Andalucía Tourist Information
One of 17 autonomous regions in Spain, Andalucía comprises eight provinces: Málaga, Sevilla, Granada, Córdoba, Jaén, Cádiz, Almería and Huelva. Extending over a land surface of 87,268 square kilometres (33,694 square miles), Andalucía is larger than countries such as Belgium, Denmark and Austria. The region’s four main cities are Málaga, Granada, Córdoba and the capital Sevilla.
It is a region of incredible contrasts, ranging from glistening sandy beaches on the Costa del Sol (Málaga) to the wind-surfers’ paradise of Tarifa (Cádiz)… and from the dramatic mountain ranges of El Torcal (Antequera), La Subbética (Córdoba) and Axarquía (eastern Málaga province) to the snow-covered peaks of Sierra Nevada (Granada).

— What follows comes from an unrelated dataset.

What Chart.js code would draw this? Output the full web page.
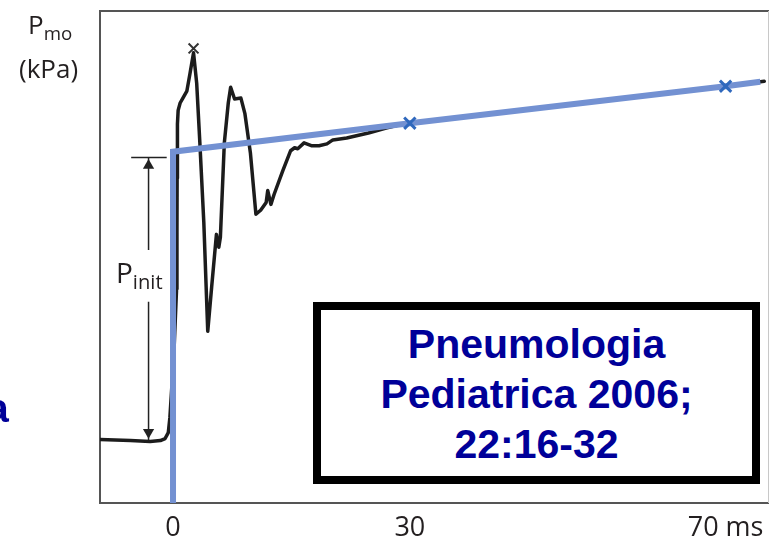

In addition to this wide diversity of coast and countryside, Andalucía also offers wonderfully varied climates. Where else is it possible to swim in the sea, admire snow-capped mountains and, after only a two-hour drive, go skiing – all on the same day?
Arguably, the most famous tourist destination in Andalucía is the Alhambra Palace in Granada. If you are planning a visit (which is highly recommended), we suggest you buy your tickets in advance, as visitor numbers are sometimes restricted, and split your visit over two days to allow enough time to take it all in.
More recently, winding around the sheer walls of a spectacular gorge in the northern part of Málaga province (in El Chorro near Ardales), the Caminito del Rey has also become hugely popular among international visitors. Once known as the “world’s most dangerous walkway”, the “King’s Little Path” was re-opened in 2015 after a major renovation project to make it safe for intrepid trekkers.
Other exceptional tourist attractions in Málaga province include the El Torcal nature reserve, renowned for its rock formations (and one of the most impressive karst landscapes in Europe); Lobo Park, a wildlife reserve dedicated to the research and study of wolves; and the Donkey Sanctuary in Fuente de Piedra.
Andalucía has been home to several legendary characters including the “bandolero” José María el Tempranillo, Spain’s very own Robin Hood. He was born in Jauja, a small village in the south-western corner of Córdoba province. Praised for his excellent manners, he was nevertheless (in)famous for stealing from the rich and giving to the poor.
Local products originating from towns in Andalucía include mantecados and polvorones – Spanish shortbreads produced in Estepa in the south-eastern part of Sevilla province. While mantecados can be found throughout the year, polvorones are more typically eaten at Christmas time.